El problema es en qué dirección se "pone a producir" esa potencia
latente en la vida social, cómo y con qué fin se explota la cooperación social,
la riqueza del territorio y sus infraestructuras. No hay datos que ni por asomo
demuestren la capacidad redistributiva que tienen un conjunto de algoritmos
cuando se inyectan sobre un territorio. Es puro idealismo chamánico pensar que
esas soluciones técnicas van a producir justicia social y van a evitar
prácticas de monopolio rentista. Los planes del capitalismo no son redistribuir
la riqueza o cuidar el medioambiente, sino explotar el trabajo ajeno y
reproducir las desigualdades sociales y territoriales.
¿Podría
esa fuerza cooperativa ordenarse de tal manera que produzca beneficio
colectivo? Un beneficio que no solo sea para quienes están en ese mercado, sino
también para quienes realizan tareas de cuidados, para quienes han sido
excluidos de ese mercado y para el territorio que se explota.
Una
posible respuesta podría ser “sí, ese era el objetivo de los Estados de
Bienestar que se suponía garantizaban derechos sociales y laborales”. Como dice
César Rendueles en el libro ‘Cultura en tensió’

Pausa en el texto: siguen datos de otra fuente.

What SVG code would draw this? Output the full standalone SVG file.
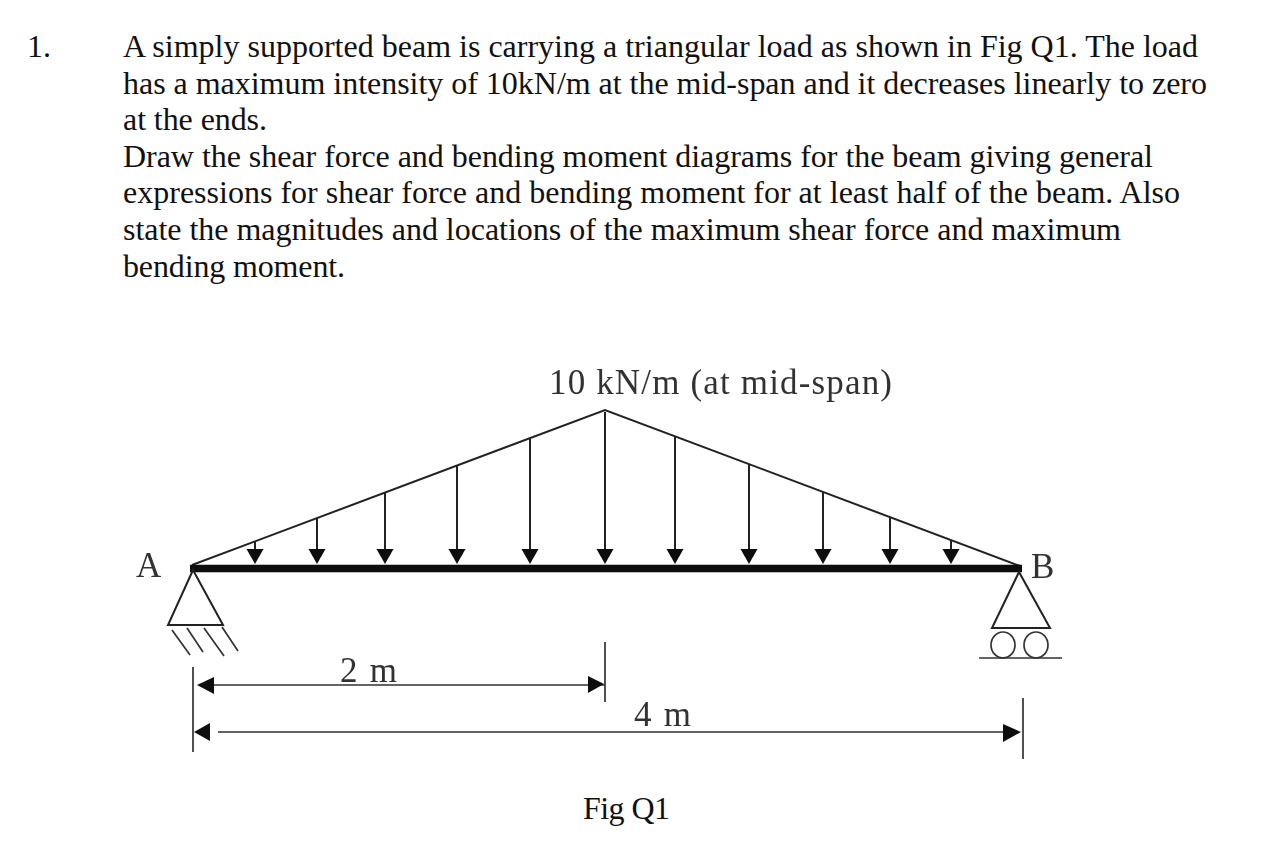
<svg xmlns="http://www.w3.org/2000/svg" width="1276" height="856" viewBox="0 0 1276 856">
<style>
.t{font-family:"Liberation Serif","Times New Roman",serif;font-size:32px;fill:#111}
.f{font-family:"Liberation Serif","Times New Roman",serif;font-size:35px;fill:#333}
.l{stroke:#222;stroke-width:2;fill:none}
.d{stroke:#333;stroke-width:1.7;fill:none}
.h{fill:#111;stroke:none}
</style>
<defs>
<path id="ah" class="h" d="M-8.500-15H8.500L0 0Z"/>
<filter id="soft" x="-2%" y="-2%" width="104%" height="104%"><feGaussianBlur stdDeviation="0.5"/></filter>
</defs>
<rect width="1276" height="856" fill="#fff"/>
<g id="question">
<text class="t" x="27" y="56.500">1.</text>
<text class="t" x="123" y="56.500" textLength="1075">A simply supported beam is carrying a triangular load as shown in Fig Q1. The load</text>
<text class="t" x="123" y="93.500" textLength="1084">has a maximum intensity of 10kN/m at the mid-span and it decreases linearly to zero</text>
<text class="t" x="123" y="129.500" textLength="144">at the ends.</text>
<text class="t" x="123" y="166.500" textLength="1030">Draw the shear force and bending moment diagrams for the beam giving general</text>
<text class="t" x="123" y="202.500" textLength="1057">expressions for shear force and bending moment for at least half of the beam. Also</text>
<text class="t" x="123" y="240" textLength="998">state the magnitudes and locations of the maximum shear force and maximum</text>
<text class="t" x="123" y="277" textLength="222">bending moment.</text>
</g>
<text id="fig-caption" class="t" x="583" y="819" textLength="87">Fig Q1</text>
<g filter="url(#soft)">
<g id="labels">
<text class="f" x="549" y="394" textLength="343">10 kN/m (at mid-span)</text>
<text class="f" x="136" y="577">A</text>
<text class="f" x="1031" y="578">B</text>
<text class="f" x="340" y="682" textLength="57">2 m</text>
<text class="f" x="634" y="726" textLength="57">4 m</text>
</g>
<g id="connectors">
<path class="l" d="M192 565L605 410L1020 566"/>
<path d="M190 568.500H1022" stroke="#111" stroke-width="7.500" fill="none"/>
<g id="load-arrows">
<path class="l" d="M255 541V556M317 518V556M385 492V556M457 465V556M530 438V556M605 412V556M675 436V556M749 464V556M823 492V556M890 517V556M951 540V556"/>
<use href="#ah" x="255" y="564"/><use href="#ah" x="317" y="564"/><use href="#ah" x="385" y="564"/><use href="#ah" x="457" y="564"/><use href="#ah" x="530" y="564"/><use href="#ah" x="605" y="564"/><use href="#ah" x="675" y="564"/><use href="#ah" x="749" y="564"/><use href="#ah" x="823" y="564"/><use href="#ah" x="890" y="564"/><use href="#ah" x="951" y="564"/>
</g>
<g id="dimensions">
<path class="d" d="M193 667V752M205 685H605M218 732H1010M605 642V702M1023 698V759"/>
<path class="h" d="M197 685L214 677V694Z"/>
<path class="h" d="M194 732L210 723V741Z"/>
<path class="h" d="M604 684L588 676V693Z"/>
<path class="h" d="M1021 732L1003 724V742Z"/>
</g>
</g>
<g id="support-A">
<path class="l" d="M193 570L168 625H223Z"/>
<path class="d" d="M172 630L190 655M187 628L203 652M204 628L224 656M222 627L238 651"/>
</g>
<g id="support-B">
<path class="l" d="M1019 572L992 628H1050Z"/>
<ellipse class="d" cx="1003" cy="645" rx="12" ry="13"/>
<ellipse class="d" cx="1036" cy="645" rx="12" ry="13"/>
<path class="d" d="M979 658H1062"/>
</g>
</g>
</svg>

de manera burlona, "si uno piensa en UBER, ridesharing o en las apps de
parkings, da la sensación que algún programador de apps tecnológicas acabará
inventado el autobús". Fuera bromas, esto toca hueso. La conquista y diseño
de las instituciones e infraestructuras públicas es un tema clave. Pero el
propio recorrido de los Estados de Bienestar también puede entenderse como una
conciliación puntual entre clases dominantes y clases populares. El acceso
universal a los derechos ya no parece tanto una garantía democrática, sino un
pacto de pacificación temporal que duró hasta que se intensificaron los ciclos
de acumulación
por desposesión y el disciplinamiento del trabajo.
Pero
las instituciones no son una ventanilla fija a la que pedir cosas. Las
instituciones son el producto de luchas sociales que, dependiendo de quien
gane, pueden tener planes diferentes en momentos o territorios concretos. Como
el capital, el Estado es el producto de una relación social, una relación
conflictiva entre intereses de clase contrapuestos. Lo que puede garantizar la
redistribución y el control democrático de la riqueza producida colectivamente
es el diseño de instituciones (sindicales, públicas, comunitarias,
público-comunitarias) en diferentes escalas territoriales cuyos principios
democráticos pongan la cooperación a funcionar para el beneficio colectivo. Lo
que necesitamos es una nueva carta de derechos y garantías a partir de la
conquista de medios efectivos de distribución del producto social.
Negociar
qué es eso del "beneficio colectivo" y cómo se garantiza siempre
viene acompañado de conflictos entre intereses de clase. Y si ese es el
objetivo, habrá que regular y entrar en batalla directa –con arreglo a un plan–
frente a las bondades de la libre colaboración en mercados que prometen
producir beneficios colectivos de manera automática. No hay que tener miedo a
tener un plan. El capitalismo colaborativo ya tiene el suyo.